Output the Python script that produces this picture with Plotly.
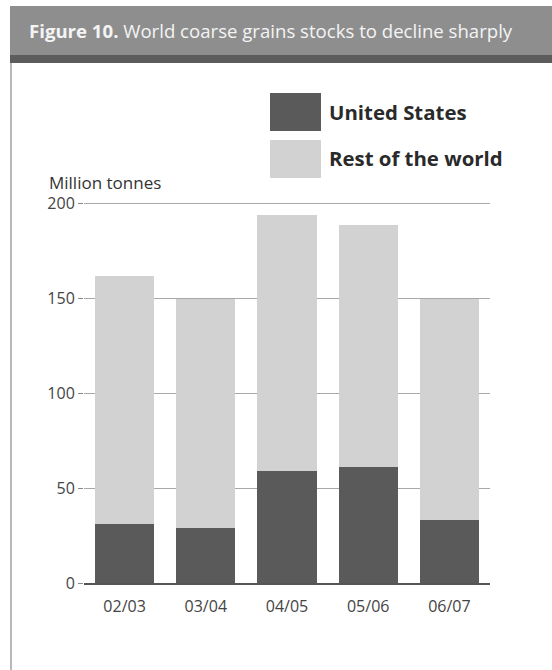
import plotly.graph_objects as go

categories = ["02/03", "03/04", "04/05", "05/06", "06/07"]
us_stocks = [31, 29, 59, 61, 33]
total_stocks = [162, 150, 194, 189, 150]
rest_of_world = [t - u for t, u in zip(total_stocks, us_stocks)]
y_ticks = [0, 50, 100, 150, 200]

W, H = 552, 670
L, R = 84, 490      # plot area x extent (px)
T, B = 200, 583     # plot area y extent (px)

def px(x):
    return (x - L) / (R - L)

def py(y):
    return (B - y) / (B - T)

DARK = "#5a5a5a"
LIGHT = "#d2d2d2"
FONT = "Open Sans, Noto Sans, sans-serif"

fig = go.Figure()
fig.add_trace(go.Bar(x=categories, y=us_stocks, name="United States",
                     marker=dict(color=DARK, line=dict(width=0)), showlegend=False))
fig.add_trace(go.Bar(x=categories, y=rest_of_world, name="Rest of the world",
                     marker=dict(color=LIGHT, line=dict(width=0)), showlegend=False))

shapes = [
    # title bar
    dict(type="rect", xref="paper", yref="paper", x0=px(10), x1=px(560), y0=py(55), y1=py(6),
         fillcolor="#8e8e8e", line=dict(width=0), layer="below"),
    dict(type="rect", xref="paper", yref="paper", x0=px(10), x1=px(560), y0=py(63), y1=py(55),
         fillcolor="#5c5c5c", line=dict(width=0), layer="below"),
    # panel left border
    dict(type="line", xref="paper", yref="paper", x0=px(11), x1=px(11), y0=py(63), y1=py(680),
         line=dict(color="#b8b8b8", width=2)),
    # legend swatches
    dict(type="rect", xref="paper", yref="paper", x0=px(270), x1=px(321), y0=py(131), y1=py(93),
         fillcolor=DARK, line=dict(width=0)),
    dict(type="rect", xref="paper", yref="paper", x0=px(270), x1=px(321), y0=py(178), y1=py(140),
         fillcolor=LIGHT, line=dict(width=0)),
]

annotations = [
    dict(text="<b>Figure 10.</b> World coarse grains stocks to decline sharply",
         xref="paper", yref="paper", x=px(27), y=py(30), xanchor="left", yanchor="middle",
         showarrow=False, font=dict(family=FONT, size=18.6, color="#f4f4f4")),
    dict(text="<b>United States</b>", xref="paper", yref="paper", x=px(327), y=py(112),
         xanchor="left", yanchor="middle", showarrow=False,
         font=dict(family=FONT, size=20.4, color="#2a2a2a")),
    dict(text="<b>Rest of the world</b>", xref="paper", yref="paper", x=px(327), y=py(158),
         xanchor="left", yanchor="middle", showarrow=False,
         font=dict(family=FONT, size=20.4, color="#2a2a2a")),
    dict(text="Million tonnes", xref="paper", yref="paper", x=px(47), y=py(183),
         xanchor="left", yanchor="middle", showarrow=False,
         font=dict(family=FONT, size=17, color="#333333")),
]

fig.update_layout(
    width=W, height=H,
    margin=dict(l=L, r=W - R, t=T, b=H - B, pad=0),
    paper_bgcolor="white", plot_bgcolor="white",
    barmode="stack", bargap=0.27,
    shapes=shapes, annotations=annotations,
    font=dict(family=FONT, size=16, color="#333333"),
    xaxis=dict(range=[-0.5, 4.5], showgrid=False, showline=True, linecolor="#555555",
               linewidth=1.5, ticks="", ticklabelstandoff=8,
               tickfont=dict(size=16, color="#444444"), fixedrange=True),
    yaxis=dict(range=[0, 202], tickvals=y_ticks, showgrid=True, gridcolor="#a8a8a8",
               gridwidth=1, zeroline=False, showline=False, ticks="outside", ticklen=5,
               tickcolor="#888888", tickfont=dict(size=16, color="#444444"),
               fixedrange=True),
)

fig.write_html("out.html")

■ **CHALLENGE**: Reproduce the material above verbatim; omit every picture.

■ **EXERCISE ANSWER**:
Output the Python script that produces this picture with Plotly.
import plotly.graph_objects as go

categories = ["02/03", "03/04", "04/05", "05/06", "06/07"]
us_stocks = [31, 29, 59, 61, 33]
total_stocks = [162, 150, 194, 189, 150]
rest_of_world = [t - u for t, u in zip(total_stocks, us_stocks)]
y_ticks = [0, 50, 100, 150, 200]

W, H = 552, 670
L, R = 84, 490      # plot area x extent (px)
T, B = 200, 583     # plot area y extent (px)

def px(x):
    return (x - L) / (R - L)

def py(y):
    return (B - y) / (B - T)

DARK = "#5a5a5a"
LIGHT = "#d2d2d2"
FONT = "Open Sans, Noto Sans, sans-serif"

fig = go.Figure()
fig.add_trace(go.Bar(x=categories, y=us_stocks, name="United States",
                     marker=dict(color=DARK, line=dict(width=0)), showlegend=False))
fig.add_trace(go.Bar(x=categories, y=rest_of_world, name="Rest of the world",
                     marker=dict(color=LIGHT, line=dict(width=0)), showlegend=False))

shapes = [
    # title bar
    dict(type="rect", xref="paper", yref="paper", x0=px(10), x1=px(560), y0=py(55), y1=py(6),
         fillcolor="#8e8e8e", line=dict(width=0), layer="below"),
    dict(type="rect", xref="paper", yref="paper", x0=px(10), x1=px(560), y0=py(63), y1=py(55),
         fillcolor="#5c5c5c", line=dict(width=0), layer="below"),
    # panel left border
    dict(type="line", xref="paper", yref="paper", x0=px(11), x1=px(11), y0=py(63), y1=py(680),
         line=dict(color="#b8b8b8", width=2)),
    # legend swatches
    dict(type="rect", xref="paper", yref="paper", x0=px(270), x1=px(321), y0=py(131), y1=py(93),
         fillcolor=DARK, line=dict(width=0)),
    dict(type="rect", xref="paper", yref="paper", x0=px(270), x1=px(321), y0=py(178), y1=py(140),
         fillcolor=LIGHT, line=dict(width=0)),
]

annotations = [
    dict(text="<b>Figure 10.</b> World coarse grains stocks to decline sharply",
         xref="paper", yref="paper", x=px(27), y=py(30), xanchor="left", yanchor="middle",
         showarrow=False, font=dict(family=FONT, size=18.6, color="#f4f4f4")),
    dict(text="<b>United States</b>", xref="paper", yref="paper", x=px(327), y=py(112),
         xanchor="left", yanchor="middle", showarrow=False,
         font=dict(family=FONT, size=20.4, color="#2a2a2a")),
    dict(text="<b>Rest of the world</b>", xref="paper", yref="paper", x=px(327), y=py(158),
         xanchor="left", yanchor="middle", showarrow=False,
         font=dict(family=FONT, size=20.4, color="#2a2a2a")),
    dict(text="Million tonnes", xref="paper", yref="paper", x=px(47), y=py(183),
         xanchor="left", yanchor="middle", showarrow=False,
         font=dict(family=FONT, size=17, color="#333333")),
]

fig.update_layout(
    width=W, height=H,
    margin=dict(l=L, r=W - R, t=T, b=H - B, pad=0),
    paper_bgcolor="white", plot_bgcolor="white",
    barmode="stack", bargap=0.27,
    shapes=shapes, annotations=annotations,
    font=dict(family=FONT, size=16, color="#333333"),
    xaxis=dict(range=[-0.5, 4.5], showgrid=False, showline=True, linecolor="#555555",
               linewidth=1.5, ticks="", ticklabelstandoff=8,
               tickfont=dict(size=16, color="#444444"), fixedrange=True),
    yaxis=dict(range=[0, 202], tickvals=y_ticks, showgrid=True, gridcolor="#a8a8a8",
               gridwidth=1, zeroline=False, showline=False, ticks="outside", ticklen=5,
               tickcolor="#888888", tickfont=dict(size=16, color="#444444"),
               fixedrange=True),
)

fig.write_html("out.html")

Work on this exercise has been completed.